Based on ESG validation of an Oracle model for a medium-sized Hadoop-oriented big data project, a “buy” infrastructure option like Oracle Big Data Appliance will yield approximately 21% lower costs than a “build” equivalent do-it-yourself infrastructure. And using a preconfigured appliance such as Oracle’s will greatly reduce the complexity of engaging staff from many IT disciplines to do extensive platform evaluation, testing, development, and integration.
This is the marketing crap.
The Apache Ambari project is aimed at making Hadoop management simpler by developing software for provisioning, managing, and monitoring Apache Hadoop clusters. Ambari provides an intuitive, easy-to-use Hadoop management web UI backed by its RESTful APIs.
Ambari enables System Administrators to:
- Provision a Hadoop Cluster
- Manage a Hadoop Cluster
- Monitor a Hadoop Cluster
The main Oracle marketing statement is that do-it-yourself Hadoop Can Be Difficult.
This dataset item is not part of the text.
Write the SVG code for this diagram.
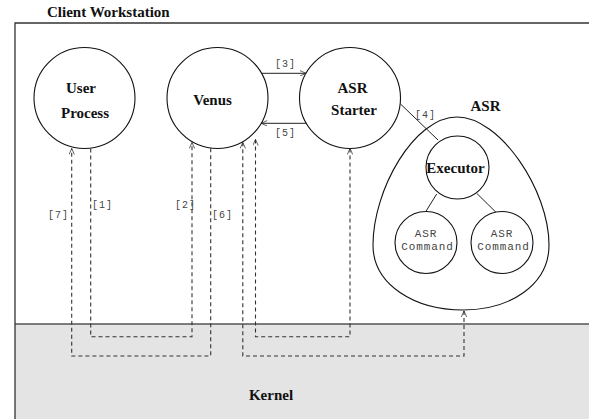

That’s true, but it can be mitigated.
The expertise comes in two forms:
- The Hadoop engineer, who can architect an initial Hadoop infrastructure, feed applicable data in, help the data analyst squeeze useful analytics out from the data repository, and evolve and manage the whole infrastructure over time
- The data scientist or analyst, who knows how to render the tools of statistics in the context of big data analytics, and also can lead the human and business process of discovery and collaboration in order to yield actionable results.
Even with Oracle’s solution you can’t avoid the second one, and for the first, you can outsource system architect and gradually learn and build, build and learn…
The goal of Hadoop is to use commonly available servers in a very large cluster, where each server has a set of inexpensive internal disk drives rather than proprietary appliances requiring military-level spending. So the lure of Hadoop as a general-purpose computing medium is strong, because it disrupts a pretty expensive status quo in enterprise infrastructure.
Take a moment and think of a 1000-machine cluster, where each machine has three internal disk drives; then consider the failure rate of a cluster composed of 3000 inexpensive drives + 1000 inexpensive servers!
The cool thing about Hadoop is that the reality of the mean time to failure (MTTF) rates associated with inexpensive hardware is actually well understood (a design point if you will), and part of the strength of Hadoop is that it has built-in fault tolerance and fault compensation capabilities. This is the same for HDFS, in that data is divided into blocks, and copies of these blocks are stored on other servers in the Hadoop cluster. That is, an individual file is actually stored as smaller blocks that are replicated across multiple servers in the entire cluster.
So, Oracle, recalculate TCO for your Big Data Appliance again, please.